**WORKING DATA**
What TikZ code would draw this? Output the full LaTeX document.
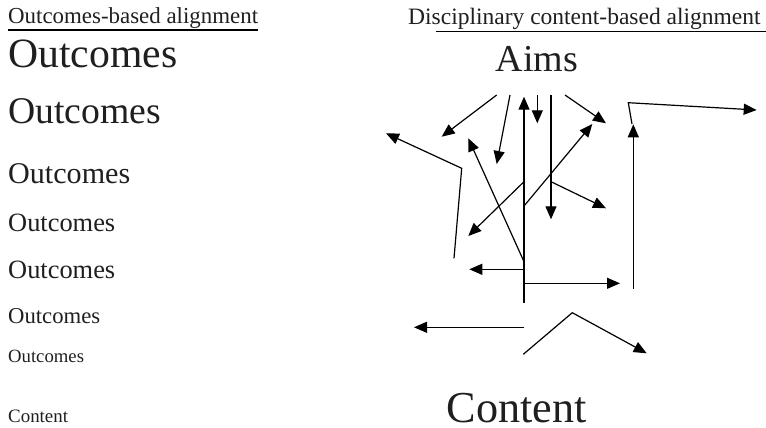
* * *
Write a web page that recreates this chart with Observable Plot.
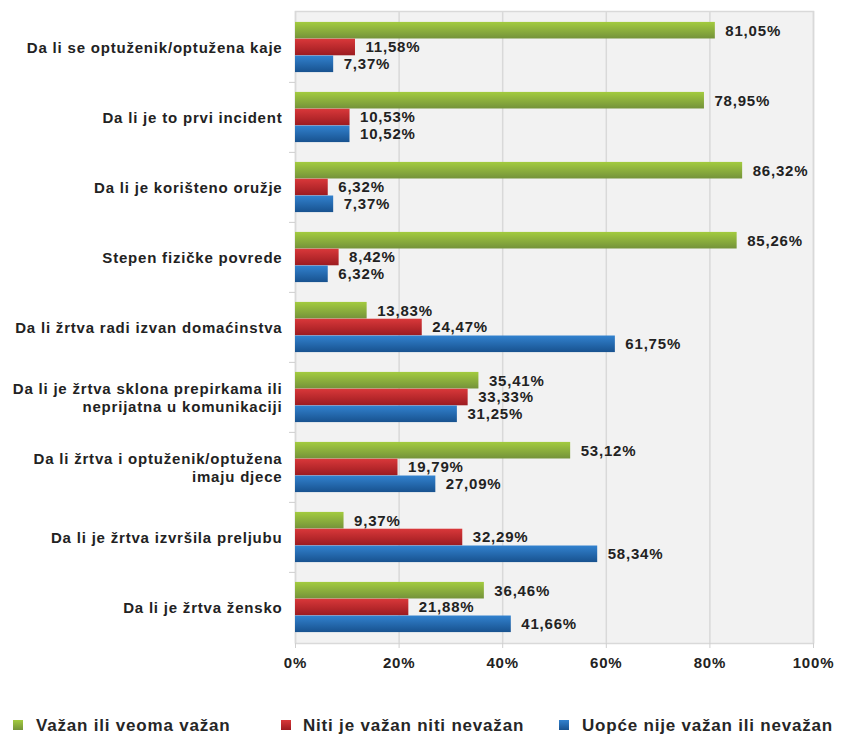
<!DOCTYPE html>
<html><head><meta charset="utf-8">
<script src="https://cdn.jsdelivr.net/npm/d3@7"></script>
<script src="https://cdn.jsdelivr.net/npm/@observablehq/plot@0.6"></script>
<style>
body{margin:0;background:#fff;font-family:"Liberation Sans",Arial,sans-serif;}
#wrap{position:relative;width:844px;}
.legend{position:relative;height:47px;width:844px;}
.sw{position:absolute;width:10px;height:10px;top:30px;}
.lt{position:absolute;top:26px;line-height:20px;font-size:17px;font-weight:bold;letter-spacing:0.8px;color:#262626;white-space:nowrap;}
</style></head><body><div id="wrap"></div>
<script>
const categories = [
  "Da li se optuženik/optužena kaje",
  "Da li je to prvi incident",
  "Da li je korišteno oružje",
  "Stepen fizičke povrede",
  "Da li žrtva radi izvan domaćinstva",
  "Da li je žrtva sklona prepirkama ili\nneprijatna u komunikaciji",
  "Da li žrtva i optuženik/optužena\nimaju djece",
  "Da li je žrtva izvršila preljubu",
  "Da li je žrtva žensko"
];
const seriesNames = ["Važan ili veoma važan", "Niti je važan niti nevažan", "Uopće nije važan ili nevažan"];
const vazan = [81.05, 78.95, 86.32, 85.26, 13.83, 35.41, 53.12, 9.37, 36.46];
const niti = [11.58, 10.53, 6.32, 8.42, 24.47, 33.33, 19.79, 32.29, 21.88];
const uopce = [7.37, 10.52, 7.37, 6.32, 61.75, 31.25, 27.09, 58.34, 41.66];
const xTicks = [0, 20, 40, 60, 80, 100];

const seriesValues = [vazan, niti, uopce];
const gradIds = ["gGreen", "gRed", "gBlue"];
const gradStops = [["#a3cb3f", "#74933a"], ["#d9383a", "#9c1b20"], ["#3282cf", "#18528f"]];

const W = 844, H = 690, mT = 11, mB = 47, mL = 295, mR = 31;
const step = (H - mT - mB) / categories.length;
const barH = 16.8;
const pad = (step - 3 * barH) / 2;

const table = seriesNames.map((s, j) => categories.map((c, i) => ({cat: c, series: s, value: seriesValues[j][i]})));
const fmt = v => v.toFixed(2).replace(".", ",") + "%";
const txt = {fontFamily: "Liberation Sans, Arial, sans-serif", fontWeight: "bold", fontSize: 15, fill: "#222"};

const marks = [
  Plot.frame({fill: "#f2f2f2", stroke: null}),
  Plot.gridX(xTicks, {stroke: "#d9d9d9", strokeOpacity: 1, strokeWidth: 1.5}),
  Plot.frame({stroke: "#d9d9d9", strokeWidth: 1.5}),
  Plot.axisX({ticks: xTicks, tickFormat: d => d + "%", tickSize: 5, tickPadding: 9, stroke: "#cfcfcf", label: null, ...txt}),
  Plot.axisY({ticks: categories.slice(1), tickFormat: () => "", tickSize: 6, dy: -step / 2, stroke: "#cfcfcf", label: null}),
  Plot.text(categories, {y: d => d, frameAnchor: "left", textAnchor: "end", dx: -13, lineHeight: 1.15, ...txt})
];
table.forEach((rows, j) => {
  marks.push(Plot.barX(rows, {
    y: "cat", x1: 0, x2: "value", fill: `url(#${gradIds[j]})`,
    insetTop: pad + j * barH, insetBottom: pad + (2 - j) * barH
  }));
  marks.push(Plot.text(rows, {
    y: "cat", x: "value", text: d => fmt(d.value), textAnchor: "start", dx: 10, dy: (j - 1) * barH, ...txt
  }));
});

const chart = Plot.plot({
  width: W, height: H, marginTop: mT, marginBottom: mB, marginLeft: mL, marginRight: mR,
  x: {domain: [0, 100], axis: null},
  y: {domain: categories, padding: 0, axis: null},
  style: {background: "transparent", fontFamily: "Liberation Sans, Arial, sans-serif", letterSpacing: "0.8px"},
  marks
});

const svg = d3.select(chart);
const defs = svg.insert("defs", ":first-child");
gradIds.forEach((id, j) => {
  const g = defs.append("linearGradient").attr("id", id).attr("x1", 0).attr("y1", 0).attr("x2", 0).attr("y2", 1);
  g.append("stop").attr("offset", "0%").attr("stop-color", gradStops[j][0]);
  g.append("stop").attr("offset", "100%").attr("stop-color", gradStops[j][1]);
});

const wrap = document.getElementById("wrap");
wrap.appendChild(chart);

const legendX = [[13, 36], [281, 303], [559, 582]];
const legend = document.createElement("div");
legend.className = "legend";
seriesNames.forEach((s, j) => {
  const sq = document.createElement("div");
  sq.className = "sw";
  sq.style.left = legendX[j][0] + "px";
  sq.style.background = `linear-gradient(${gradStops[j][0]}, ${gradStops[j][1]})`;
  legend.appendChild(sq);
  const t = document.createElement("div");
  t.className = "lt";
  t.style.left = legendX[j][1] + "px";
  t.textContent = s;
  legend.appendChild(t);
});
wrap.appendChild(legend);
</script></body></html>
---
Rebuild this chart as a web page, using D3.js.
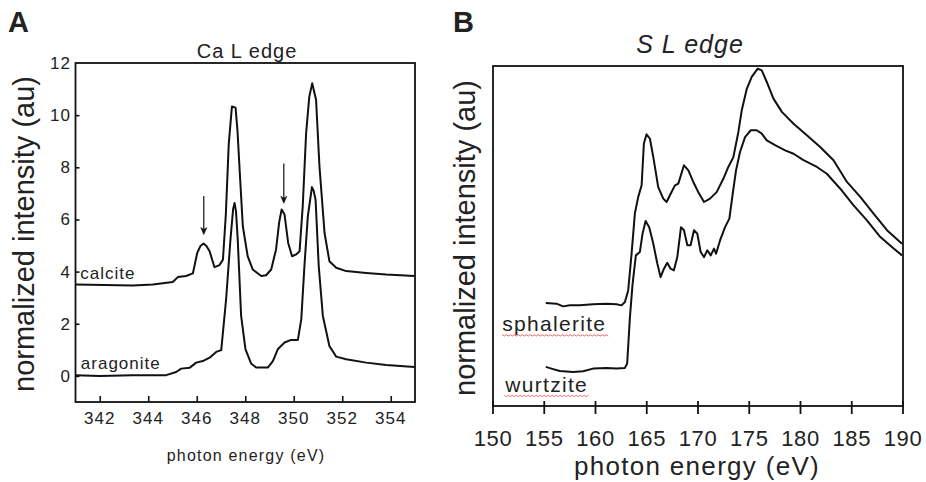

**DIRECTIVE**
Leave out every line without the string "chart" and copy the rest.

**SOLVED PROBLEM**
Write a web page that recreates this chart with Observable Plot.
const chart = Plot.plot({
const svg = d3.select(chart);
wrap.appendChild(chart);
Rebuild this chart as a web page, using D3.js.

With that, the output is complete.